I believe we have 2 choices at this junture. Either we need to just cash in and start speaking Spanish, or someone in authority needs to do something. Getting back to Walmart, the one cool thing they have is the "self checkout". This enables you to get all your stuff and not have to talk to anyone. This is what I prefer, I'm not a social butterfly. I don't need meaningless casual conversation. You could say I'm a meat and potatoes kind of guy. When you get to that register it gives you 2 choices, English and Spanish. I refuse to push the English button and just start checking out, this does work by the way. If, however, something changes, and I am forced to push a button, I will choose Spanish, then I will act confused and mumble the few Spanish words I know to the attendant, getting progressively angrier as the time goes by when they are unable to help me because even though they offer this service, most of them cannot speak any more Spanish than me.

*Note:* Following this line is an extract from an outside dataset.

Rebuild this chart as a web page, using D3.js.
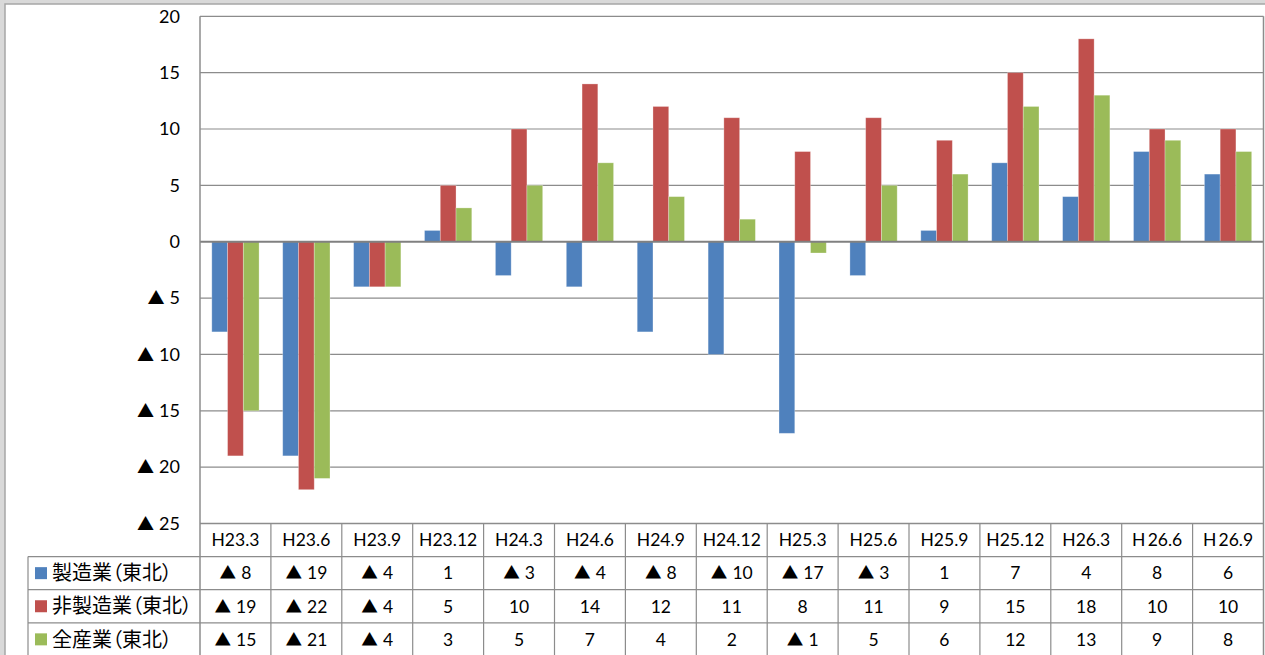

I can see it now I will just start yelling pollo, pollo, pollo, which means chicken. It should be quite a scene man.
Now our area grocer has circumvented this by giving you 2 choices that say "Press here to begin” and something in Spanish that's probably the same thing. This is a trick to get you to think you are not pressing 1 for English. This makes me madder, because they think they are fooling me. Well they're not; I'm wise to you Kroger. These are the same people that charge you $4 for a 2 liter if you don't have a Kroger Card, forcing you to carry that in your wallet. That's another story for another day though.
There is another thing I have noticed; most Mexican people around here are nice and very non-confrontational. I'm not buying this crap either. This is because they are probably illegal and do not want to have a brush with the law and take the chance on getting deported. I guess it's deported, even though they actually wouldn't go to a port. But think about it, when this guy gets back to San Felipe, he has to tell his friends he got kicked out of Kentucky. Now that's embarrassing. Until we get control on our border there is no fix for this problem.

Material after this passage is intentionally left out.